Given data:
⟨

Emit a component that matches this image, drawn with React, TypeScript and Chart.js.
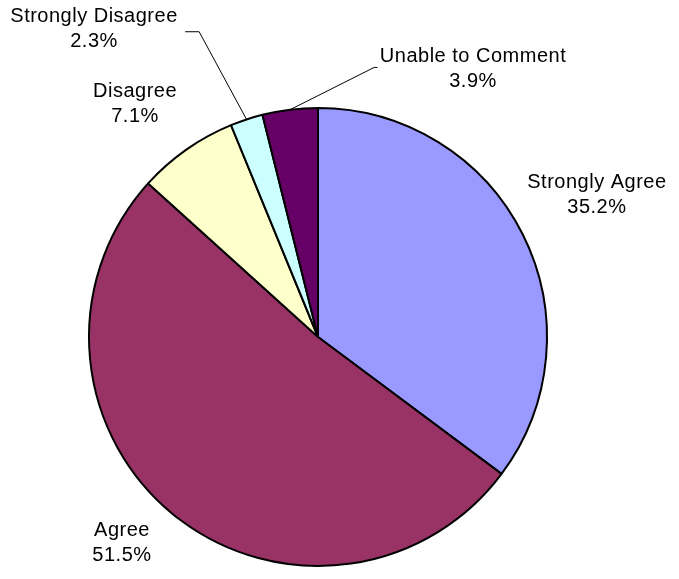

⟩
⟨

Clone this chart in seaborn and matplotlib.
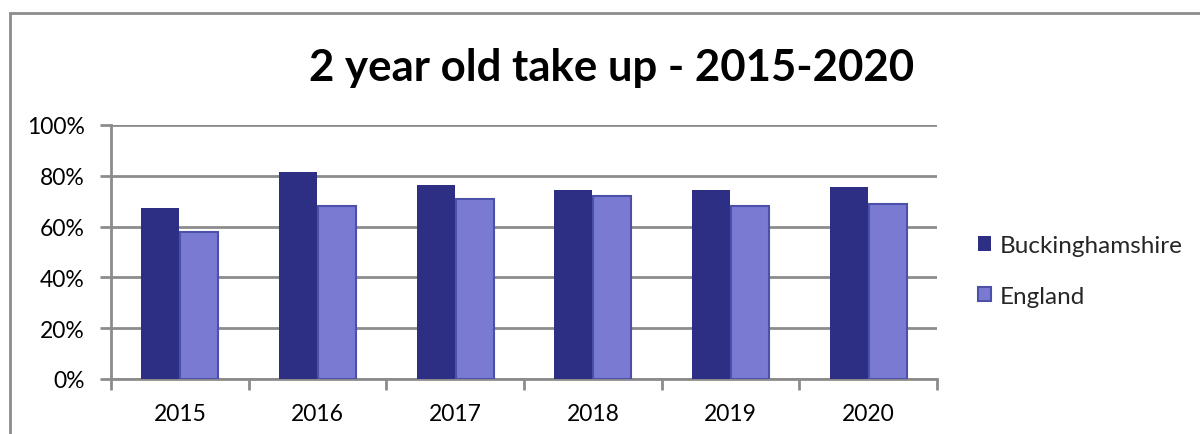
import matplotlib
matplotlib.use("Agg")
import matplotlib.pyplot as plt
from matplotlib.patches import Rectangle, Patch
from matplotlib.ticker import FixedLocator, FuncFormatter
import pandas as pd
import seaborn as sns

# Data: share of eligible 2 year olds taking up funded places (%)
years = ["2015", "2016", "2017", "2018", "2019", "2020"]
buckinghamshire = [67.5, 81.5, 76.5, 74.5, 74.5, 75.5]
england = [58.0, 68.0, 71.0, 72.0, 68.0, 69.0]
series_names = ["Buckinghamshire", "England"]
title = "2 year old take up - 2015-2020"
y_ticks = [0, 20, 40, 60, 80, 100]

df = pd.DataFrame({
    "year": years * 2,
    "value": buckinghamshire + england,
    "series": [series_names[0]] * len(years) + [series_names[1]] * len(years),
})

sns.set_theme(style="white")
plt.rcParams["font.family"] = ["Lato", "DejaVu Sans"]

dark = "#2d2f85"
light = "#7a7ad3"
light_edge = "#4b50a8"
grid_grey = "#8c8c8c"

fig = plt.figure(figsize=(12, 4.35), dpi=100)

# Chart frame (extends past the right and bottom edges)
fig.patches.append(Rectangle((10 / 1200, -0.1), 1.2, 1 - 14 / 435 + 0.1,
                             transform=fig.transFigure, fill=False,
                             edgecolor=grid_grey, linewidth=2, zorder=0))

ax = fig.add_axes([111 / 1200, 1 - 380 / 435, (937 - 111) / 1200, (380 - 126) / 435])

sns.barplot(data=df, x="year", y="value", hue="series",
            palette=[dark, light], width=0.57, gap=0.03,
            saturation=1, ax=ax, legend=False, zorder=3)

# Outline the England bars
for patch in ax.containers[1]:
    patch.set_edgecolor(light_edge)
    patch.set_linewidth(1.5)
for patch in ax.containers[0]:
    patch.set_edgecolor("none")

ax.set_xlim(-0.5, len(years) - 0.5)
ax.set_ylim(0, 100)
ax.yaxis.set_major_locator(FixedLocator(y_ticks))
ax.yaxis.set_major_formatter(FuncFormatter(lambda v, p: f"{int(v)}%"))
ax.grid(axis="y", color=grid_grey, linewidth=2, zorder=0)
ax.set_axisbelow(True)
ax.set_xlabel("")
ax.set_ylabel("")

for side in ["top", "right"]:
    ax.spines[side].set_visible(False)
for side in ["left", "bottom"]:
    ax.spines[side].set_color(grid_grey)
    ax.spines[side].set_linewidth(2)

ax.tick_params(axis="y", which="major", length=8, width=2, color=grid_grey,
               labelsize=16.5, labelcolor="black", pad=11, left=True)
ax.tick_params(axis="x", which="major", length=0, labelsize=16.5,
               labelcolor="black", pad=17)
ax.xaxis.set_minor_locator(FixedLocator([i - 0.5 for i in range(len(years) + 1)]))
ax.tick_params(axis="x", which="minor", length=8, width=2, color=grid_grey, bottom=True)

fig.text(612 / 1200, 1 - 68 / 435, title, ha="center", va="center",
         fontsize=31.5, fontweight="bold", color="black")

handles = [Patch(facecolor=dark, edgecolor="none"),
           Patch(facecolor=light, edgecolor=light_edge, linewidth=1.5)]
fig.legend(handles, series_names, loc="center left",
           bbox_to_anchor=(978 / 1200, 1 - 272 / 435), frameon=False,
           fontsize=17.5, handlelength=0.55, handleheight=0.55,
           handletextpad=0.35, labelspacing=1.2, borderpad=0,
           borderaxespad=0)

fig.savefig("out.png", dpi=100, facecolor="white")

⟩
⟨

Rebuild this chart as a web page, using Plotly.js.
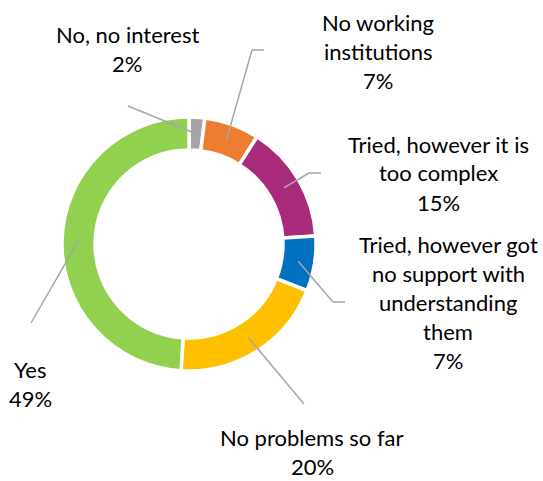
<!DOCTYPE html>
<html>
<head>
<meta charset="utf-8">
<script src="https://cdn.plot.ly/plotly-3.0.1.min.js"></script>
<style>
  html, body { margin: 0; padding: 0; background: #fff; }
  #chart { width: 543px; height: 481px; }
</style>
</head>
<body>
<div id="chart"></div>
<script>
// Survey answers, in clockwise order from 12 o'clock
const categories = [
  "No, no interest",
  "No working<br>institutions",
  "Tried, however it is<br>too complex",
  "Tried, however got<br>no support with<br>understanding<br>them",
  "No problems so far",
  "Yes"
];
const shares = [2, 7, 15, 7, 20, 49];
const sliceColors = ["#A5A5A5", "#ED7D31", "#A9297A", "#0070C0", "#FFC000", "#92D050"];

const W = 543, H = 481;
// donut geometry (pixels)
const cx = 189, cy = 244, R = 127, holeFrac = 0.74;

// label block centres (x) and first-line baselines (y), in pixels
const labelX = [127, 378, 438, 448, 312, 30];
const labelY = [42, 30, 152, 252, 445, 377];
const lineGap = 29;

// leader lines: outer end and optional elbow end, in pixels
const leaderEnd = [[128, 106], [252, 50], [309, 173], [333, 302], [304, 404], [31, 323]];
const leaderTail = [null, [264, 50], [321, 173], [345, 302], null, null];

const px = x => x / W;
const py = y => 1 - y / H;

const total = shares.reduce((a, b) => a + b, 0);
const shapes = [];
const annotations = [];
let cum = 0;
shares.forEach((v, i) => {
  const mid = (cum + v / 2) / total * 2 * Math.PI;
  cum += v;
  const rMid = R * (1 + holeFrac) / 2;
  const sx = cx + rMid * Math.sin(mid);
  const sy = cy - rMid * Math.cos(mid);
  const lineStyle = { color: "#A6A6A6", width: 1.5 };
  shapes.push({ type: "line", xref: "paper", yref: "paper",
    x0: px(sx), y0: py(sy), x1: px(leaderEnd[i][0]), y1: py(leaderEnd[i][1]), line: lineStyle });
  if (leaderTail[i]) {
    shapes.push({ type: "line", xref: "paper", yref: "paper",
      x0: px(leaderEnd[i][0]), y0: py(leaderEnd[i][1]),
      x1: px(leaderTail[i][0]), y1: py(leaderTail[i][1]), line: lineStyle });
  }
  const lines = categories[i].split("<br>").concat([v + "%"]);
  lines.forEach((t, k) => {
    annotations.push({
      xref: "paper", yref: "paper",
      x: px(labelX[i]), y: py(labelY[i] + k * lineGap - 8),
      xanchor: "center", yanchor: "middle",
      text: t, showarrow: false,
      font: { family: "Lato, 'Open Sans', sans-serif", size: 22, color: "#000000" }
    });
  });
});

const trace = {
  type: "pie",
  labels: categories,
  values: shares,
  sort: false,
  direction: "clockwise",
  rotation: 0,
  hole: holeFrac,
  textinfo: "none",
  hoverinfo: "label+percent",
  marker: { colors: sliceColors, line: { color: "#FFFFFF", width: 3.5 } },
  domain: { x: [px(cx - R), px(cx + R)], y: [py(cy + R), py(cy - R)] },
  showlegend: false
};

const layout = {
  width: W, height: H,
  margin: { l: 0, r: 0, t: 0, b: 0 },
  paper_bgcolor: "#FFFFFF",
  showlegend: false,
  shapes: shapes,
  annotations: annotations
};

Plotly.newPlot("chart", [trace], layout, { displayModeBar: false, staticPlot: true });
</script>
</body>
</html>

⟩

Repeat the lines above exactly, beginning with the one containing "Rebuild this chart" and finishing with the one containing "const cx = 189, cy". No pictures belong in the copy.

Rebuild this chart as a web page, using Plotly.js.
<!DOCTYPE html>
<html>
<head>
<meta charset="utf-8">
<script src="https://cdn.plot.ly/plotly-3.0.1.min.js"></script>
<style>
  html, body { margin: 0; padding: 0; background: #fff; }
  #chart { width: 543px; height: 481px; }
</style>
</head>
<body>
<div id="chart"></div>
<script>
// Survey answers, in clockwise order from 12 o'clock
const categories = [
  "No, no interest",
  "No working<br>institutions",
  "Tried, however it is<br>too complex",
  "Tried, however got<br>no support with<br>understanding<br>them",
  "No problems so far",
  "Yes"
];
const shares = [2, 7, 15, 7, 20, 49];
const sliceColors = ["#A5A5A5", "#ED7D31", "#A9297A", "#0070C0", "#FFC000", "#92D050"];

const W = 543, H = 481;
// donut geometry (pixels)
const cx = 189, cy = 244, R = 127, holeFrac = 0.74;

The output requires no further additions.